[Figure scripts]
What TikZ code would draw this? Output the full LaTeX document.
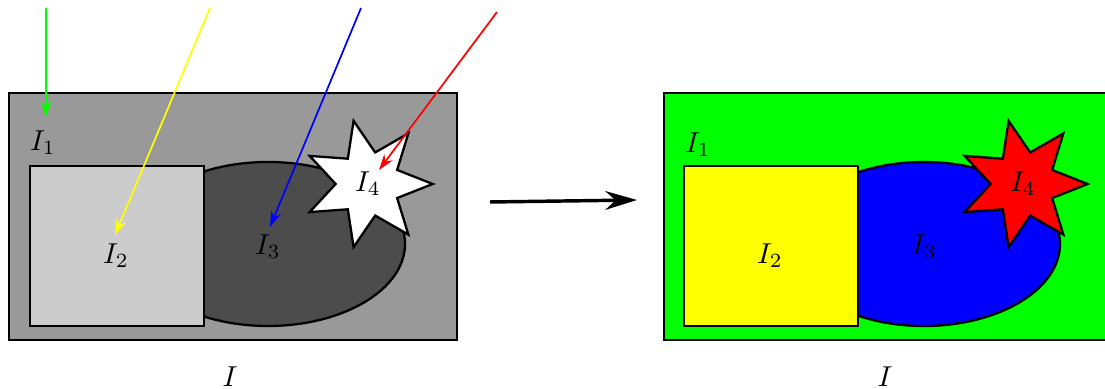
\documentclass[tikz,border=0pt]{standalone}
\usepackage{amsmath}
\usetikzlibrary{shapes.geometric,arrows.meta}
\definecolor{bggray}{gray}{0.6}
\definecolor{lightsq}{gray}{0.8}
\definecolor{darkell}{gray}{0.3}
\definecolor{pureyellow}{RGB}{255,255,0}
\definecolor{puregreen}{RGB}{0,255,0}
\tikzset{
  region/.style={draw=black, thick},
  starregion/.style={star, star points=7, star point ratio=2, minimum size=1.58cm,
    inner sep=0pt, draw=black, thick, shape border rotate=12.86},
  ray/.style={semithick, -{Stealth[length=5.5pt, width=3.6pt]}},
  maparrow/.style={very thick, -{Stealth[length=11pt, width=6.5pt]}}
}
\begin{document}
\begin{tikzpicture}[x=0.0122cm, y=-0.0122cm]
\useasboundingbox (0,0) rectangle (1105,389);

% left image
\draw[fill=bggray] (9,93) rectangle (457,340);
\draw[region, fill=darkell] (268,244) ellipse [x radius=137, y radius=82];
\draw[region, fill=lightsq] (30,166) rectangle (204,326);
\node[starregion, fill=white] (s4) at (368,184) {$I_4$};
\node (l1) at (43,143) {$I_1$};
\node (l2) at (116,256) {$I_2$};
\node (l3) at (268,247) {$I_3$};
\node (li) at (230,377) {$I$};

% rays
\coordinate (g0) at (46,8);
\coordinate (g1) at (46,117);
\coordinate (y0) at (210,8);
\coordinate (y1) at (115,235);
\coordinate (b0) at (361,8);
\coordinate (b1) at (270,227);
\coordinate (r0) at (497,12);
\coordinate (r1) at (379,170);
\draw[ray, puregreen] (g0) -- (g1);
\draw[ray, pureyellow] (y0) -- (y1);
\draw[ray, blue] (b0) -- (b1);
\draw[ray, red] (r0) -- (r1);

% map
\coordinate (m0) at (490,202);
\coordinate (m1) at (637,200);
\draw[maparrow] (m0) -- (m1);

% right image
\draw[fill=puregreen] (664,93) rectangle (1112,340);
\draw[region, fill=blue] (924,244) ellipse [x radius=136, y radius=82];
\draw[region, fill=pureyellow] (684,166) rectangle (858,326);
\node[starregion, fill=red] (t4) at (1023,184) {$I_4$};
\node (k1) at (698,145) {$I_1$};
\node (k2) at (770,256) {$I_2$};
\node (k3) at (924,247) {$I_3$};
\node (ki) at (885,377) {$I$};

\end{tikzpicture}
\end{document}
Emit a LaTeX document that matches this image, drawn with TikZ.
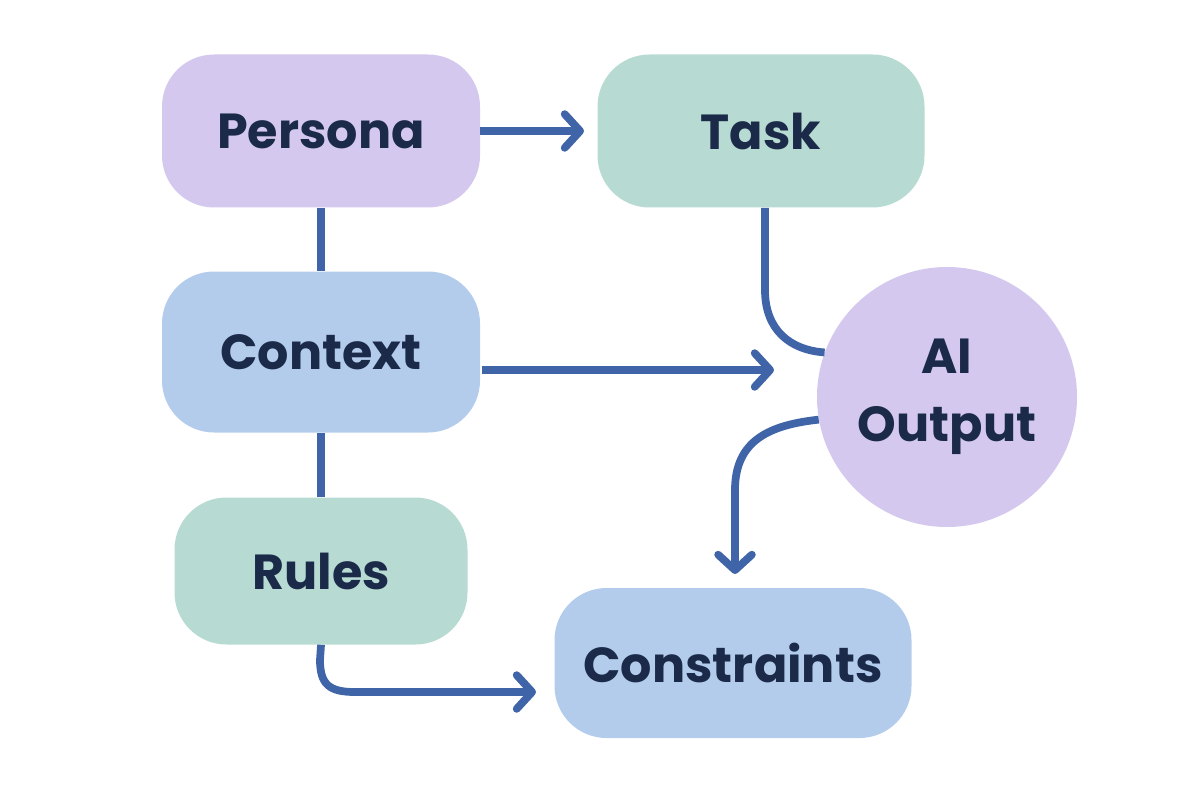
\documentclass[tikz,border=0pt]{standalone}
\usepackage{fontspec}
\setmainfont{Poppins}
\usetikzlibrary{arrows.meta}
\definecolor{lav}{HTML}{D4C8EE}
\definecolor{mint}{HTML}{B7DAD3}
\definecolor{sky}{HTML}{B4CCEC}
\definecolor{ln}{HTML}{3F65A8}
\definecolor{txt}{HTML}{1A2A48}
\begin{document}
\begin{tikzpicture}[x=0.025cm,y=-0.025cm,
 box/.style={draw=none,rounded corners=1.3cm,inner sep=0,text=txt,font=\fontsize{35}{40}\selectfont\bfseries},
 con/.style={draw=ln,line width=5.5pt},
 arr/.style={con,-{Straight Barb[length=11pt,width=24pt,line width=5.5pt,round]}}]
\useasboundingbox (0,0) rectangle (1200,800);
\node[box,fill=lav,minimum width=318*0.025cm,minimum height=153*0.025cm] (persona) at (321,131) {Persona};
\node[box,fill=mint,minimum width=327*0.025cm,minimum height=153*0.025cm] (task) at (761,131) {Task};
\node[box,fill=sky,minimum width=318*0.025cm,minimum height=161*0.025cm] (context) at (321,352) {Context};
\node[box,fill=mint,minimum width=293*0.025cm,minimum height=147*0.025cm] (rules) at (321,571) {Rules};
\node[box,fill=sky,minimum width=357*0.025cm,minimum height=150*0.025cm] (cons) at (733,663) {Constraints};
\node[circle,fill=lav,minimum size=260*0.025cm,inner sep=0,text=txt,align=center,font=\fontsize{35}{48}\selectfont\bfseries] (ai) at (947,397) {AI\\Output};
\coordinate (t1) at (765,208);
\draw[arr] (persona.east) -- (584,131);
\draw[con] (persona.south) -- (context.north);
\draw[con] (context.south) -- (rules.north);
\draw[arr] (482,370) -- (774,370);
\draw[con] (t1) -- (765,290) .. controls (765,330) and (790,350) .. (ai.160);
\draw[arr] (ai.190) .. controls (770,425) and (735,440) .. (735,490) -- (735,574);
\draw[arr] (rules.south) -- (320,660) .. controls (320,685) and (330,692) .. (355,692) -- (536,692);
\end{tikzpicture}
\end{document}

→ Required work:
In the records above, find each line with the word "LaTeX" and copy it.

→ Solved exercise:
What TikZ code would draw this? Output the full LaTeX document.
Emit a LaTeX document that matches this image, drawn with TikZ.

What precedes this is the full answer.